Overview of  partools:

  • There is no “magic.”  The package merely consists of short, simple uitiliies that make use of R’s parallel package.
  • The key philosophy is Keep It Distributed (KID). Under KID, one does many distributed operations,, with a collective operation being doing occasionally, when needed.

Sample partools (PT) session (see package vignette for details, including code, output):

  • 16-core machine.
  • Flight delay data, 2008. Distributed file created previously from monolithic one  via PT’s filesplit().
  • Called PT’s fileread(), causing each cluster node to read its chunk of the big file.
  •  Called PT’s distribagg() to find max values of DepDelay, ArrDelay, Airtime. 15.952 seconds, vs. 249.634 for R’s serial aggregate().
  • Interested in Sunday evening flights.  Each node performs that filtering op, assigning to data frame sundayeve. Note that that is a distributed data frame, in keeping with KID.
  • Continue with KID, but if later we want to un-distribute that data frame, we could call PT’s distribgetrows().
  • Performed a linear regression analysis, predicting ArrDelay from DepDelay and Distance, using Software Alchemy, via PT’s calm() function.
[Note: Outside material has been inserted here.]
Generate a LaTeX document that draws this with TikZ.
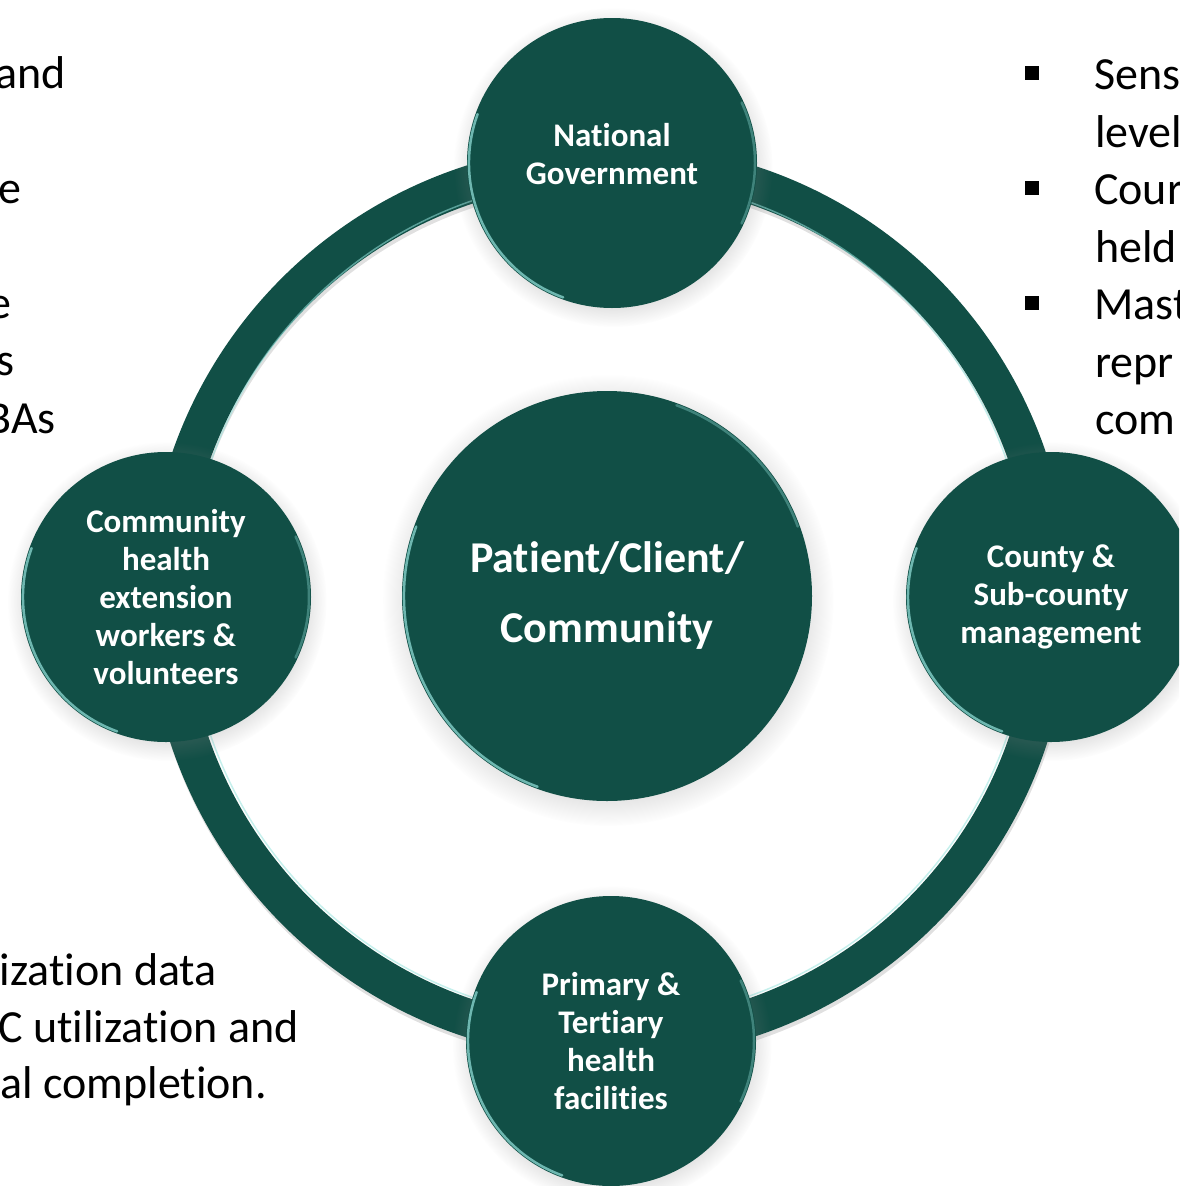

Took 18.396 seconds, vs. 76.225 for ordinary lm(). (See my new book, Parallel Computation for Data Science, for details on Software Alchemy.)
  • Did a distributed na.omit() to each chunk, using parallel‘s clusterEvalQ(). Took 2.352 seconds, compared to 9.907 it would have needed if not distributed.
  • Performed PCA. Took 8.949 seconds for PT’s caprcomp(), vs. 58.444 for the non-distributed case.
  • Calculated interquartile range for each of 12 variables, taking 2.587 seconds, compared to 29.584 for the non-distributed case.
  • Performed a more elaborate  distributed na.omit(), in time 9.293, compared to 55.032 in the serial case.

Again, see the vignette for details on the above, on how to deal with files that don’t fit into memory etc.